A playwright, actor, author, musician, comics writer, and spiritual guru, in addition to filmmaker, Jodorowsky gained international fame with his sophomore film, the acid western El Topo (1970) which he made in Mexico.
The film became the first midnight cult film in the United States (it still plays once in a while in midnight shows at the IFC Center in New York City). His follow up production, the Mexican-American co-production La montaña sagrada / The Holy Mountain (1973), a surrealist exploration of western esotericism, was also equally successful.
After an attempt to bring Frank Herbert's novel Dune to the big screen, Jodorowsky made three more films: the French drama Tusk (1980), the surrealist Mexican-Italian horror Santa Sangre (1989, pictured right), and the British production The Rainbow Thief starring Peter O'Toole and Omar Sharif (1990).

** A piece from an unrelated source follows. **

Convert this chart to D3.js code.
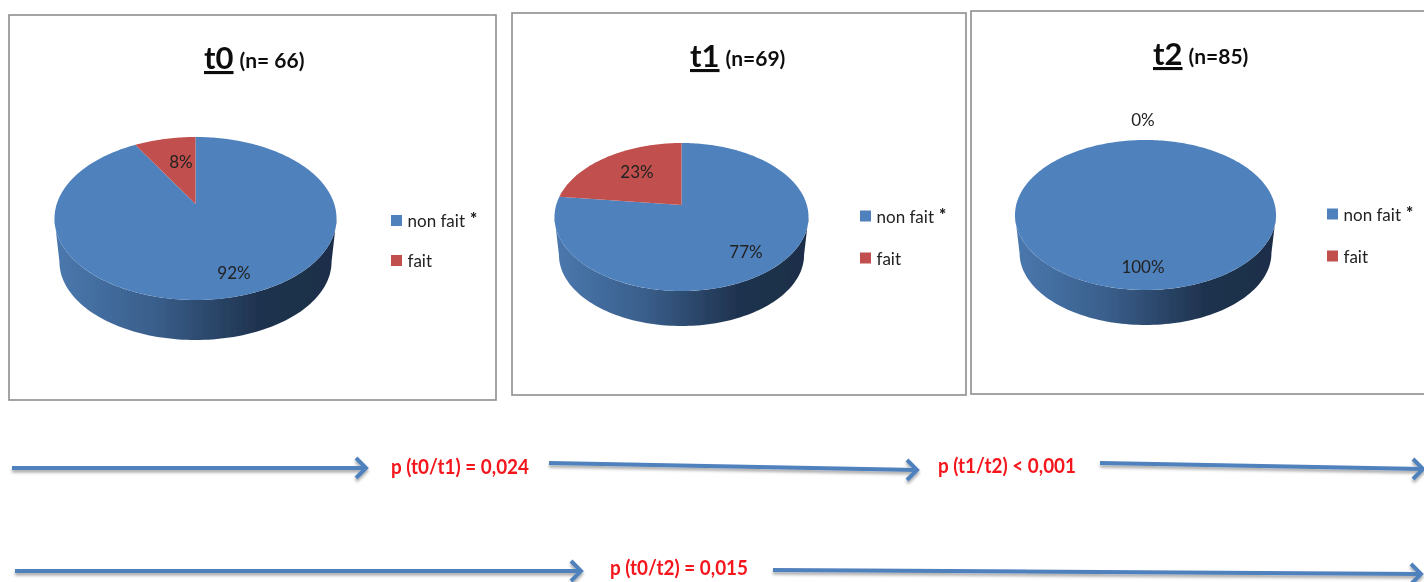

For many years, there was a lot of speculation of Jodorowsky's return to cinema -there were rumors of a sequel to El Topo (Los Hijos del Topo), allegedly to be starred by American rock musician Marilyn Manson, but none of those projects materialized.
2013 marks the much-anticipated comeback of the Chilean cult filmmaker to the big screen with La danza de la realidad / The Dance of Reality. Based on his autobiography of the same name, Jodorowsky returns to his childhood town of Tocopilla in Chile. In addition to the world premiere of his newest film, Directors' Fortnight will also screen the documentary film Jodorowsky’s Dune by Franck Pavich which chronicles the failed attempt by the Chilean director to shoot Herbert's novel.